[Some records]
- - - -
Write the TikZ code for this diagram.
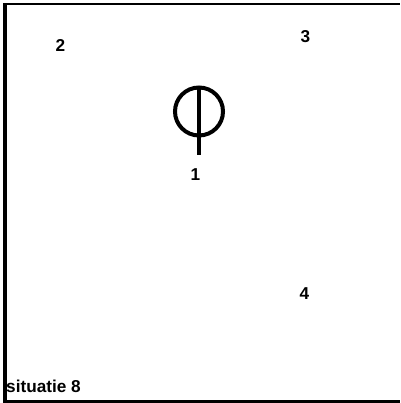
\documentclass[tikz,border=0pt]{standalone}
\usepackage{fontspec}
\setmainfont{Liberation Sans}
\tikzset{lbl/.style={font=\fontsize{17.2pt}{20pt}\selectfont\bfseries,inner sep=0pt}}
\begin{document}
\begin{tikzpicture}[x=1pt,y=-1pt]
\useasboundingbox (0,0) rectangle (400,403);
\fill[black] (3,3) rectangle (400,5.5);
\fill[black] (3,3) rectangle (6.5,403);
\fill[black] (3,400) rectangle (400,403);
\node[circle,draw,line width=4pt,minimum size=48pt,inner sep=0pt] (c) at (199,111.5) {};
\coordinate (t) at (199,87);
\coordinate (b) at (199,155);
\draw[line width=3.5pt] (t) -- (b);
\node[lbl] (n1) at (195.5,175) {1};
\node[lbl] (n2) at (60.5,45) {2};
\node[lbl] (n3) at (305.5,36.5) {3};
\node[lbl] (n4) at (304.5,294) {4};
\node[lbl,anchor=west] (s) at (6,386) {situatie 8};
\end{tikzpicture}
\end{document}
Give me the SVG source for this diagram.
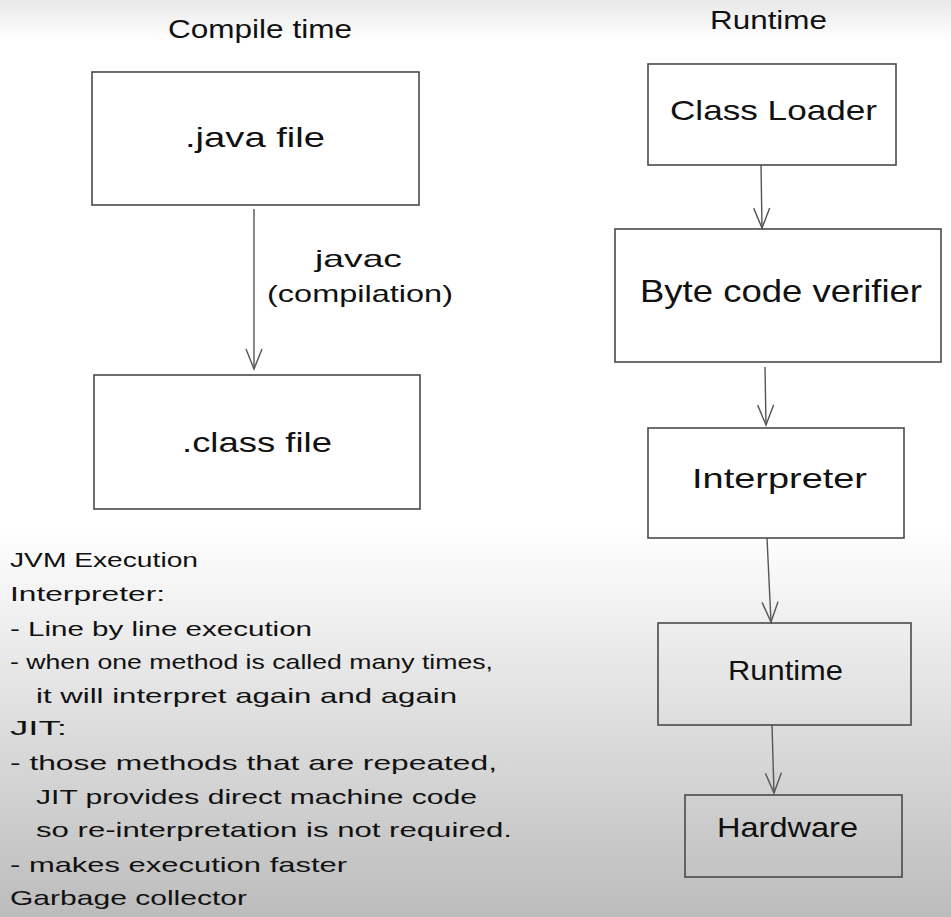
<svg xmlns="http://www.w3.org/2000/svg" width="951" height="917" viewBox="0 0 951 917">
  <defs>
    <linearGradient id="bg" x1="0" y1="0" x2="0" y2="917" gradientUnits="userSpaceOnUse">
      <stop offset="0" stop-color="#e8e8e8"/>
      <stop offset="0.045" stop-color="#ffffff"/>
      <stop offset="0.575" stop-color="#ffffff"/>
      <stop offset="1" stop-color="#bcbcbc"/>
    </linearGradient>
    <marker id="arrow" markerUnits="userSpaceOnUse" markerWidth="24" markerHeight="20" viewBox="-22 -10 24 20" refX="0" refY="0" orient="auto">
      <path d="M-20,-8 L0,0 L-20,8" fill="none" stroke="#555" stroke-width="1.4"/>
    </marker>
    <style>
      .box { fill: none; stroke: #4a4a4a; stroke-width: 1.6; }
      .edge { fill: none; stroke: #555; stroke-width: 1.4; marker-end: url(#arrow); }
      .lbl { font-family: "Liberation Sans", Arial, sans-serif; font-size: 28px; fill: #111; }
      .big { font-size: 32px; }
      .title { font-family: "Liberation Sans", Arial, sans-serif; font-size: 26px; fill: #111; }
      .note { font-family: "Liberation Sans", Arial, sans-serif; font-size: 21px; fill: #111; }
      .elabel { font-family: "Liberation Sans", Arial, sans-serif; font-size: 24px; fill: #111; }
    </style>
  </defs>
  <rect x="0" y="0" width="951" height="917" fill="url(#bg)"/>

  <g id="titles">
    <text class="title" x="168" y="38" textLength="184" lengthAdjust="spacingAndGlyphs">Compile time</text>
    <text class="title" x="710" y="29" textLength="117" lengthAdjust="spacingAndGlyphs">Runtime</text>
  </g>

  <g id="connectors">
    <path class="edge" d="M254,209 L254,369"/>
    <path class="edge" d="M761,165 L762,228"/>
    <path class="edge" d="M765,367 L766,425"/>
    <path class="edge" d="M767,538 L771,622"/>
    <path class="edge" d="M772,725 L774,793"/>
    <g id="edge-label">
      <text class="elabel" x="315" y="267" textLength="87" lengthAdjust="spacingAndGlyphs">javac</text>
      <text class="elabel" x="267" y="302" textLength="186" lengthAdjust="spacingAndGlyphs">(compilation)</text>
    </g>
  </g>

  <g id="java-file">
    <rect class="box" x="92" y="72" width="327" height="133"/>
    <text class="lbl" x="185" y="147" textLength="140" lengthAdjust="spacingAndGlyphs">.java file</text>
  </g>
  <g id="class-file">
    <rect class="box" x="94" y="375" width="326" height="134"/>
    <text class="lbl" x="182" y="452" textLength="150" lengthAdjust="spacingAndGlyphs">.class file</text>
  </g>
  <g id="class-loader">
    <rect class="box" x="648" y="64" width="248" height="101"/>
    <text class="lbl" x="670" y="120" textLength="207" lengthAdjust="spacingAndGlyphs">Class Loader</text>
  </g>
  <g id="bytecode-verifier">
    <rect class="box" x="615" y="229" width="326" height="133"/>
    <text class="lbl big" x="640" y="302" textLength="282" lengthAdjust="spacingAndGlyphs">Byte code verifier</text>
  </g>
  <g id="interpreter">
    <rect class="box" x="648" y="428" width="256" height="110"/>
    <text class="lbl" x="692" y="488" textLength="175" lengthAdjust="spacingAndGlyphs">Interpreter</text>
  </g>
  <g id="runtime">
    <rect class="box" x="658" y="623" width="253" height="102"/>
    <text class="lbl" x="728" y="680" textLength="115" lengthAdjust="spacingAndGlyphs">Runtime</text>
  </g>
  <g id="hardware">
    <rect class="box" x="685" y="795" width="217" height="82"/>
    <text class="lbl" x="717" y="837" textLength="141" lengthAdjust="spacingAndGlyphs">Hardware</text>
  </g>

  <g id="notes">
    <text class="note" x="10" y="567" textLength="188" lengthAdjust="spacingAndGlyphs">JVM Execution</text>
    <text class="note" x="10" y="601" textLength="155" lengthAdjust="spacingAndGlyphs">Interpreter:</text>
    <text class="note" x="10" y="636" textLength="302" lengthAdjust="spacingAndGlyphs">- Line by line execution</text>
    <text class="note" x="10" y="669" textLength="483" lengthAdjust="spacingAndGlyphs">- when one method is called many times,</text>
    <text class="note" x="36" y="703" textLength="421" lengthAdjust="spacingAndGlyphs">it will interpret again and again</text>
    <text class="note" x="10" y="735" textLength="57" lengthAdjust="spacingAndGlyphs">JIT:</text>
    <text class="note" x="10" y="770" textLength="487" lengthAdjust="spacingAndGlyphs">- those methods that are repeated,</text>
    <text class="note" x="36" y="804" textLength="441" lengthAdjust="spacingAndGlyphs">JIT provides direct machine code</text>
    <text class="note" x="36" y="837" textLength="476" lengthAdjust="spacingAndGlyphs">so re-interpretation is not required.</text>
    <text class="note" x="10" y="872" textLength="337" lengthAdjust="spacingAndGlyphs">- makes execution faster</text>
    <text class="note" x="10" y="905" textLength="237" lengthAdjust="spacingAndGlyphs">Garbage collector</text>
  </g>
</svg>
- - - -
* [DESCRIPTION OF THE TASK]: Above are the records. Copy every line in them holding "diagram".

* [REPLY]:
Write the TikZ code for this diagram.
Give me the SVG source for this diagram.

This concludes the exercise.